Dataset section —

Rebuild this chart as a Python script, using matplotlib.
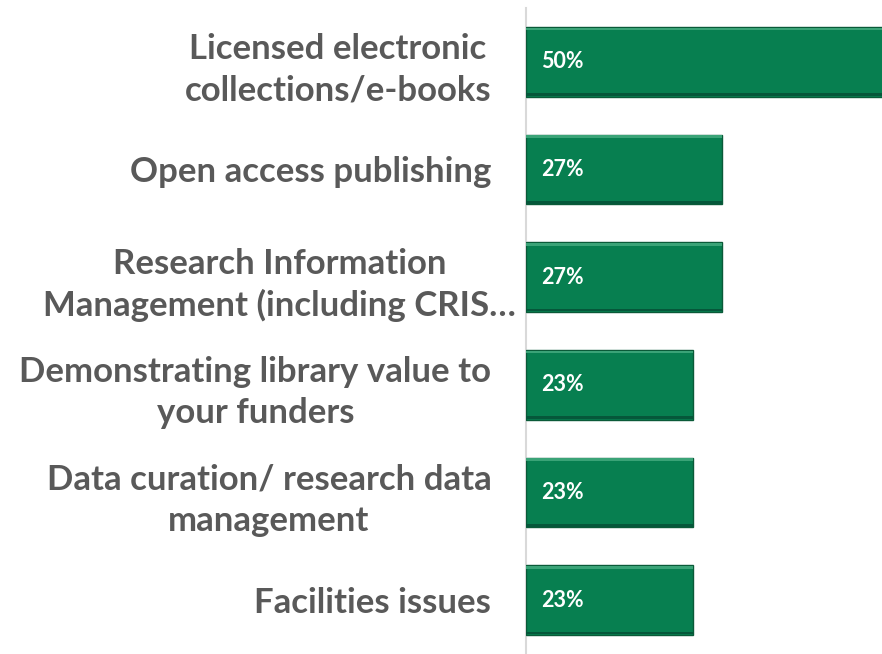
import matplotlib
matplotlib.use("Agg")
import matplotlib.pyplot as plt
import matplotlib.transforms as mtransforms

categories = [
    "Licensed electronic\ncollections/e-books",
    "Open access publishing",
    "Research Information\nManagement (including CRIS…",
    "Demonstrating library value to\nyour funders",
    "Data curation/ research data\nmanagement",
    "Facilities issues",
]
values = [0.50, 0.27, 0.27, 0.23, 0.23, 0.23]
value_labels = ["50%", "27%", "27%", "23%", "23%", "23%"]

fig = plt.figure(figsize=(8.82, 6.54), dpi=100)
ax = fig.add_axes([526/882, 0, 1 - 526/882, 646/654])

ypos = list(range(len(categories)))
bar_h = 0.65
green = "#077f50"

ax.barh(ypos, values, height=bar_h, color=green, edgecolor="#0a5a38", linewidth=1.0, zorder=3)
# bevel highlight / shade
ax.barh([y - bar_h/2 + 0.02 for y in ypos], values, height=0.025, color="#3aa377", linewidth=0, zorder=4)
ax.barh([y + bar_h/2 - 0.02 for y in ypos], values, height=0.025, color="#05573a", linewidth=0, zorder=4)

ax.set_xlim(0, 0.49)
ax.set_ylim(len(categories) - 0.5, -0.5)

for y, lab in zip(ypos, value_labels):
    ax.text(0.0205, y, lab, color="white", fontsize=15.5, fontweight="bold",
            family="Lato", va="center", ha="left", zorder=5)

ax.set_yticks(ypos)
ax.set_yticklabels(categories, fontsize=25, fontweight="bold", color="#595959",
                   family="Lato", multialignment="center", linespacing=1.36)
ax.tick_params(axis="y", length=0, pad=25)
ticklabels = ax.get_yticklabels()
ticklabels[2].set_transform(ticklabels[2].get_transform() +
                            mtransforms.ScaledTranslation(25/100, 0, fig.dpi_scale_trans))
ax.set_xticks([])
for s in ["top", "right", "bottom"]:
    ax.spines[s].set_visible(False)
ax.spines["left"].set_color("#d9d9d9")
ax.spines["left"].set_linewidth(1.5)

fig.savefig("out.png", dpi=100)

Request — Repeat the lines exactly as they stand, from the opening line of the data through the line with "import matplotlib.transforms as mtransforms". Pictures stay out of the copy.

Task response —
Rebuild this chart as a Python script, using matplotlib.
import matplotlib
matplotlib.use("Agg")
import matplotlib.pyplot as plt
import matplotlib.transforms as mtransforms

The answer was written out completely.